To simplify the problem down to manageable complexity, we decided to handle only the most common conflicts, while degrading to a simple overwrite when the merge is impossible. The main goal of this approach is to avoid scene corruption as much as possible, even if it means losing some changes. This loss wouldn’t be irecoverable, as the lost version of the scene would still be available in the history.
Without going into too much details, we can break down our problem by file types :
- text-based files (articles) can be merged using unstructured text merge algorithms. A simple fuzzy patch application can be enough to handle most changes.
- binary files (models, images, sounds) will generally not be merged.
- scene files should be merged structurally.
One can readily see that scene files will be way more complex to merge properly : they contain a majority of the changes a user would submit and not only are they quite complex, they need to remain structurally coherent to be usable.
It is the major focus of out effort to bring collaboration to Voyager. We implemented a server-side abstraction layer to produce an intermediate representation of the scene from the user-submitted document as well as from the current scene version. We then compute and apply a patch from those representations. The result is finally serialized-back to a .svx.json scene file.
This ensures the computed scene should always remain structurally coherent and usable.
A note on failure modes
It is typical for HTTP requests2 to fail with 412 Precondition Failed for If-Match protected requests when a safe merge is not possible. However in our case, users have no way to recover from such an error without loosing all their changes.
We decided to degrade to a simple overwrite in this case. This is not ideal but it is the only way to avoid data loss. Meanwhile the overwritten version of the scene will still be available in the history.
After the merge
Once the merge is done, the client needs to reconcile the new merged scene with what he has loaded. This could be trivially achieved by fully reloading the scene document. However this would trigger a trashing of all loaded nodes and freeze the scene for up to tens of seconds.
The source of nearly all the waiting time can be broken down to:
- download the assets
- transfer textures/geometries to the GPU
Due to the browser’s cache being very efficient, asset files are generally already cached locally. But processing them still takes a lot of time.

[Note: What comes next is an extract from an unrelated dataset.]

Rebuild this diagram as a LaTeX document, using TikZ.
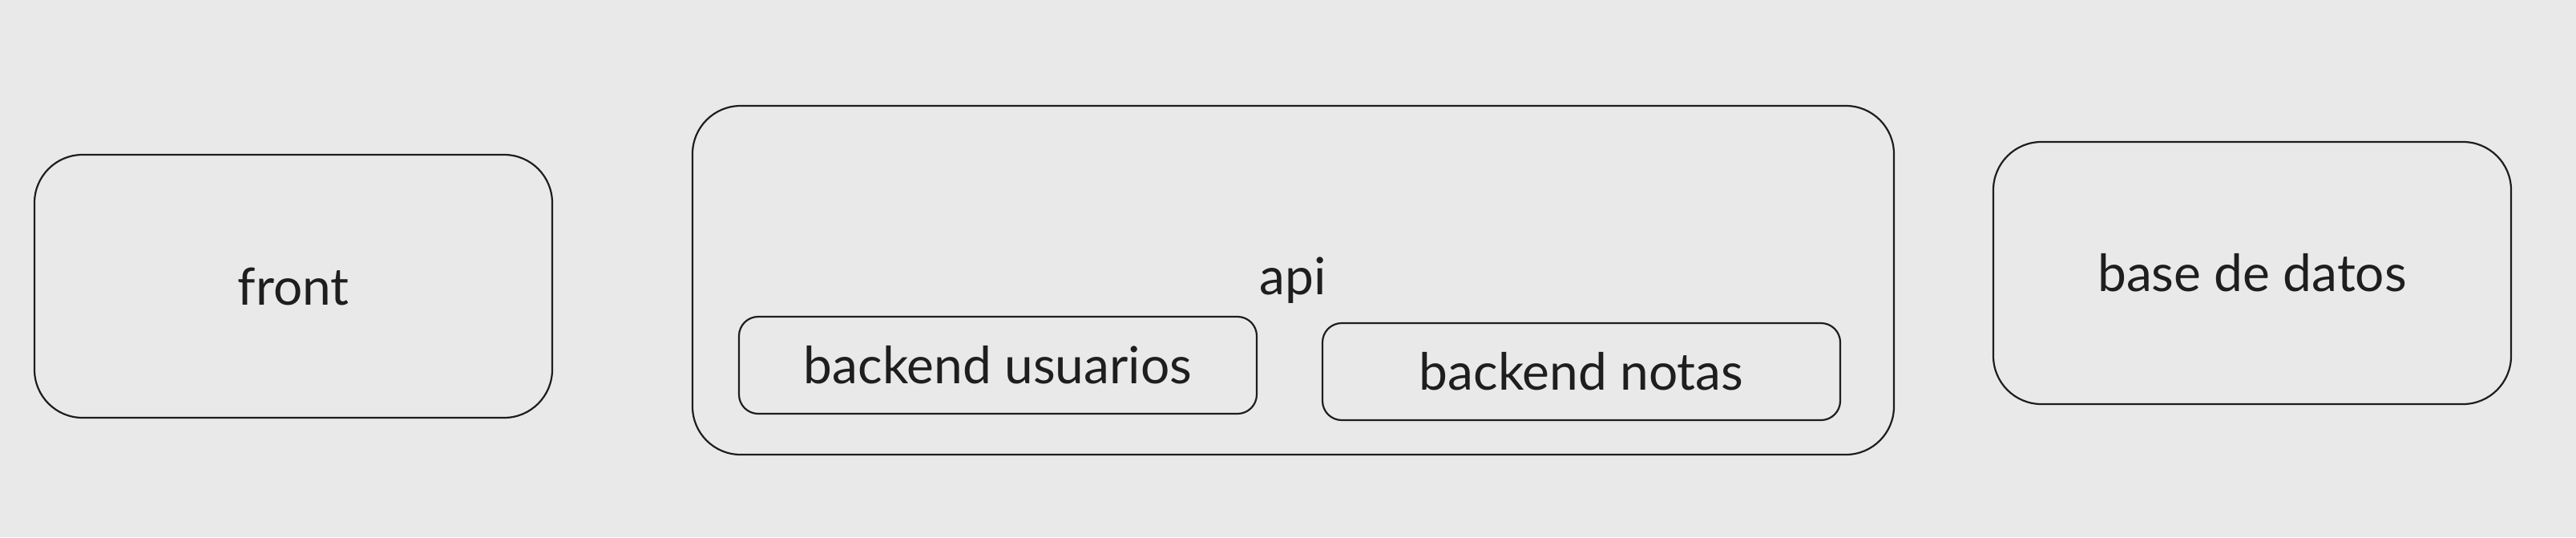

To avoid this, we prototyped an internal cache of parsed Object3D that our models can reuse. This way, when a model is recreated it can reuse the cached Object3D instead of having to parse the file again. The renderer will detect that textures and geometries hasn’t changed and will skip the transfer to the GPU.
Wrapping up
With a way to detect concurrent changes and a way to merge them, most collaboration use case would be covered.
Real-world data is obviously going to surface more edge cases. However the application needs to be put to a point where collaboration is good enough to allow the gathering of data to improve the merge algorithm and handle those cases. The journalized nature of eCorpus allows us to be somewhat lax on data consistency, knowing we could always retrieve any saved file to manually put back the lost data.
The following article will describe in more details how we managed to translate scene files into an abstract tree and the techniques we used to merge them. The final part in this series will describe how we implemented the Object-cache to speed up the scene reload.